Il nazismo dal volto umano

Hitler, il nazismo, i suoi gerarchi, in una parola il Male. E’ questo il tema de “La Caduta”, il film di Oliver Hirschbiegel che rievoca la presa di Berlino, avvenuta proprio in questi giorni sessant’anni fa. Attraverso gli occhi di una giovane segretaria vediamo gli ultimi momenti del dittatore, asserragliato nel bunker, mentre dà ordini ad armate ormai in rotta, attorniato da uno stato maggiore incapace di risolversi tra la preoccupazione per la guerra ormai perduta, il timore e l’obbedienza verso un fuerher che nella sua follia ha perso ogni contatto con la realtà. La pellicola è stata accusata di conferire a Hitler, interpretato da Bruno Ganz, un tratto troppo “umano”, ma così non ci è parso. Non solo non c’è alcun tipo di condiscendenza verso il nazismo, né si vede perché il film dovrebbe averne per il mero fatto di essere tedesco, ma il dittatore è provvisto di tutto il regolamentare armamentario di follia e retorica maligna che siamo abituati ad attribuirgli. Solo che accanto a questo ci sono, anche, tracce di come doveva essere Hitler come persona quando, dice Eva Braun nel film, non è il fuerher.
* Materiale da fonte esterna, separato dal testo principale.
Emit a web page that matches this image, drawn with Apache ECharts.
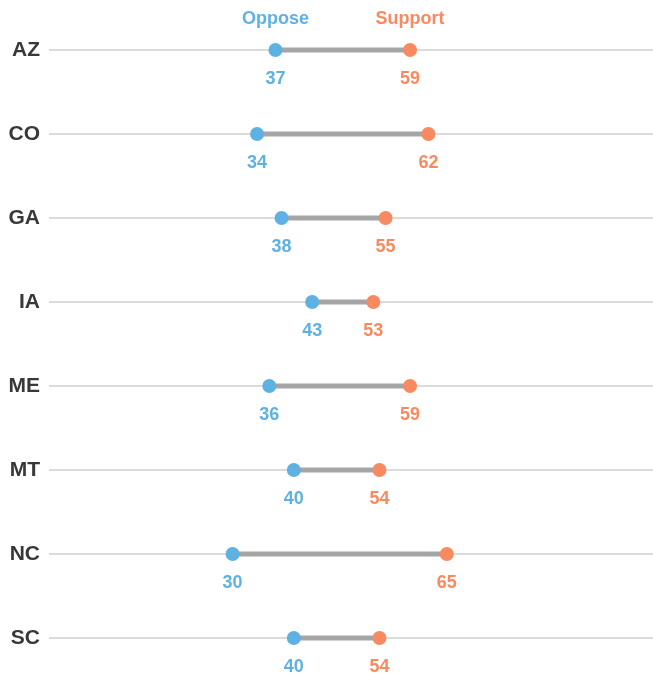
<!DOCTYPE html>
<html>
<head>
<meta charset="utf-8">
<style>
  html, body { margin: 0; padding: 0; background: #fff; }
  #chart { width: 653px; height: 675px; }
</style>
<script src="https://cdn.jsdelivr.net/npm/echarts@6/dist/echarts.min.js"></script>
</head>
<body>
<div id="chart"></div>
<script>
const states = ['AZ', 'CO', 'GA', 'IA', 'ME', 'MT', 'NC', 'SC'];
const oppose = [37, 34, 38, 43, 36, 40, 30, 40];
const support = [59, 62, 55, 53, 59, 54, 65, 54];
const seriesNames = ['Oppose', 'Support'];

const BLUE = '#5eb1e3';
const ORANGE = '#f78a60';
const FONT = '"Liberation Sans", Arial, sans-serif';

const chart = echarts.init(document.getElementById('chart'));

const valueLabel = (color) => ({
  show: true,
  position: 'bottom',
  distance: 13,
  color: color,
  fontSize: 18,
  fontWeight: 'bold',
  fontFamily: FONT,
  formatter: (p) => p.value[0]
});

const headerLabel = (color) => ({
  show: true,
  position: 'top',
  distance: 22,
  color: color,
  fontSize: 18,
  fontWeight: 'bold',
  fontFamily: FONT,
  formatter: (p) => p.seriesName.replace(' header', '')
});

chart.setOption({
  animation: false,
  grid: { left: 49, top: 50, bottom: 37, width: 612, containLabel: false, outerBoundsMode: 'none' },
  xAxis: {
    type: 'value', min: 0, max: 100,
    axisLine: { show: false }, axisTick: { show: false },
    axisLabel: { show: false }, splitLine: { show: false }
  },
  yAxis: {
    type: 'category', data: states, inverse: true, boundaryGap: false,
    axisLine: { show: false }, axisTick: { show: false },
    splitLine: { show: true, lineStyle: { color: '#cfcfcf', width: 1.5 } },
    axisLabel: { color: '#383838', fontSize: 21, fontWeight: 'bold', fontFamily: FONT, margin: 9 }
  },
  series: [
    {
      type: 'custom',
      name: 'range',
      z: 1,
      silent: true,
      encode: { x: [0, 1], y: 2 },
      data: states.map((s, i) => [oppose[i], support[i], i]),
      renderItem: (params, api) => {
        const a = api.coord([api.value(0), api.value(2)]);
        const b = api.coord([api.value(1), api.value(2)]);
        return {
          type: 'line',
          shape: { x1: a[0], y1: a[1], x2: b[0], y2: b[1] },
          style: { stroke: '#a5a5a5', lineWidth: 5 }
        };
      }
    },
    {
      type: 'scatter', name: seriesNames[0], z: 3,
      symbolSize: 14, itemStyle: { color: BLUE, opacity: 1 },
      data: states.map((s, i) => [oppose[i], s]),
      label: valueLabel(BLUE)
    },
    {
      type: 'scatter', name: seriesNames[1], z: 3,
      symbolSize: 14, itemStyle: { color: ORANGE, opacity: 1 },
      data: states.map((s, i) => [support[i], s]),
      label: valueLabel(ORANGE)
    },
    {
      type: 'scatter', name: seriesNames[0] + ' header', silent: true,
      symbolSize: 0, itemStyle: { color: BLUE, opacity: 1 },
      data: [[oppose[0], states[0]]],
      label: headerLabel(BLUE)
    },
    {
      type: 'scatter', name: seriesNames[1] + ' header', silent: true,
      symbolSize: 0, itemStyle: { color: ORANGE, opacity: 1 },
      data: [[support[0], states[0]]],
      label: headerLabel(ORANGE)
    }
  ]
});
</script>
</body>
</html>
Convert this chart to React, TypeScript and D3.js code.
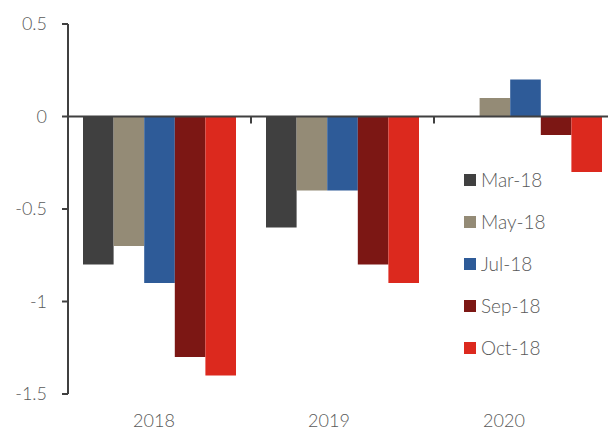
import React from "react";
import * as d3 from "d3";

const categories = ["2018", "2019", "2020"];
const seriesNames = ["Mar-18", "May-18", "Jul-18", "Sep-18", "Oct-18"];
const seriesColors = ["#404040", "#948b76", "#2e5b98", "#7c1714", "#dc291e"];
const mar18 = [-0.8, -0.6, 0];
const may18 = [-0.7, -0.4, 0.1];
const jul18 = [-0.9, -0.4, 0.2];
const sep18 = [-1.3, -0.8, -0.1];
const oct18 = [-1.4, -0.9, -0.3];
const seriesValues = [mar18, may18, jul18, sep18, oct18];
const yTicks = [0.5, 0, -0.5, -1, -1.5];

const W = 608;
const H = 430;
const FONT = "Lato, 'Open Sans', sans-serif";
const TXT = "#595959";
const AX = "#404040";

export default function App() {
  const x = d3.scaleBand<string>().domain(categories).range([68, 68 + 3 * 183]).padding(0);
  const xs = d3.scaleBand<string>().domain(seriesNames).range([15, 168]).padding(0);
  const y = d3.scaleLinear().domain([-1.5, 0.5]).range([394, 24]);
  const xl = d3.scalePoint<string>().domain(categories).range([154, 504]);
  const y0 = y(0);

  return (
    <svg width={W} height={H} style={{ position: "absolute", left: 0, top: 0, background: "#fff" }}>
      {/* bars */}
      {seriesNames.map((s, si) =>
        categories.map((c, ci) => {
          const v = seriesValues[si][ci];
          if (v === 0) return null;
          const yv = y(v);
          return (
            <rect
              key={s + c}
              x={(x(c) as number) + (xs(s) as number)}
              y={Math.min(yv, y0)}
              width={xs.bandwidth()}
              height={Math.abs(yv - y0)}
              fill={seriesColors[si]}
            />
          );
        })
      )}
      {/* y axis */}
      <line x1={68} x2={68} y1={y(0.5)} y2={y(-1.5)} stroke={AX} strokeWidth={2} />
      {yTicks.map((t) => (
        <g key={t}>
          <line x1={62} x2={68} y1={y(t)} y2={y(t)} stroke={AX} strokeWidth={2} />
          <text x={47} y={y(t)} dy="0.35em" textAnchor="end" fontFamily={FONT} fontWeight={300} fontSize={18} fill={TXT}>
            {t}
          </text>
        </g>
      ))}
      {/* zero line */}
      <line x1={68} x2={W} y1={y0} y2={y0} stroke={AX} strokeWidth={2} />
      {categories.slice(1).map((c) => (
        <line key={c} x1={x(c) as number} x2={x(c) as number} y1={y0} y2={y0 + 7} stroke={AX} strokeWidth={2} />
      ))}
      {/* x labels */}
      {categories.map((c) => (
        <text key={c} x={xl(c)} y={427} textAnchor="middle" fontFamily={FONT} fontWeight={300} fontSize={18} fill={TXT}>
          {c}
        </text>
      ))}
      {/* legend */}
      {seriesNames.map((s, i) => (
        <g key={s} transform={`translate(464, ${180 + i * 42})`}>
          <rect x={0} y={-6} width={12} height={12} fill={seriesColors[i]} />
          <text x={17} y={0} dy="0.35em" fontFamily={FONT} fontWeight={300} fontSize={19} fill={TXT}>
            {s}
          </text>
        </g>
      ))}
    </svg>
  );
}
E’ proprio questo il merito maggiore della pellicola, l’avere cioè tratteggiato ogni personaggio, almeno per un momento, oltre il cliché che inevitabilmente la storia e la pubblicistica gli hanno assegnato. C’è il fuerher che arringa i generali come di prammatica e poi nell’intimo della sua stanza, presagendo la fine, offre una fiala di veleno alla segretaria, scusandosi di non poter fare un regalo più bello; o la fatua Eva Braun, che prima della morte si rende conto di non sapere poi tanto dell’uomo cui ha legato la sua sorte. Perfino la famiglia Goebbels, la famiglia nazista perfetta, che vacilla nella tragica fine, con Magda che uccide i suoi figli in quella che è probabilmente la scena più intensa dell’intera pellicola. Una rappresentazione più impersonale del Male sarebbe stata più ortodossa, ma anche molto più facilmente esorcizzabile, mentre il nazismo fatto di uomini, con le loro contraddizioni, meschinità e tenerezze, che convivono con la loro mostruosità, fa uscire lo spettatore dal cinema con un bel po’ di salutari domande in testa.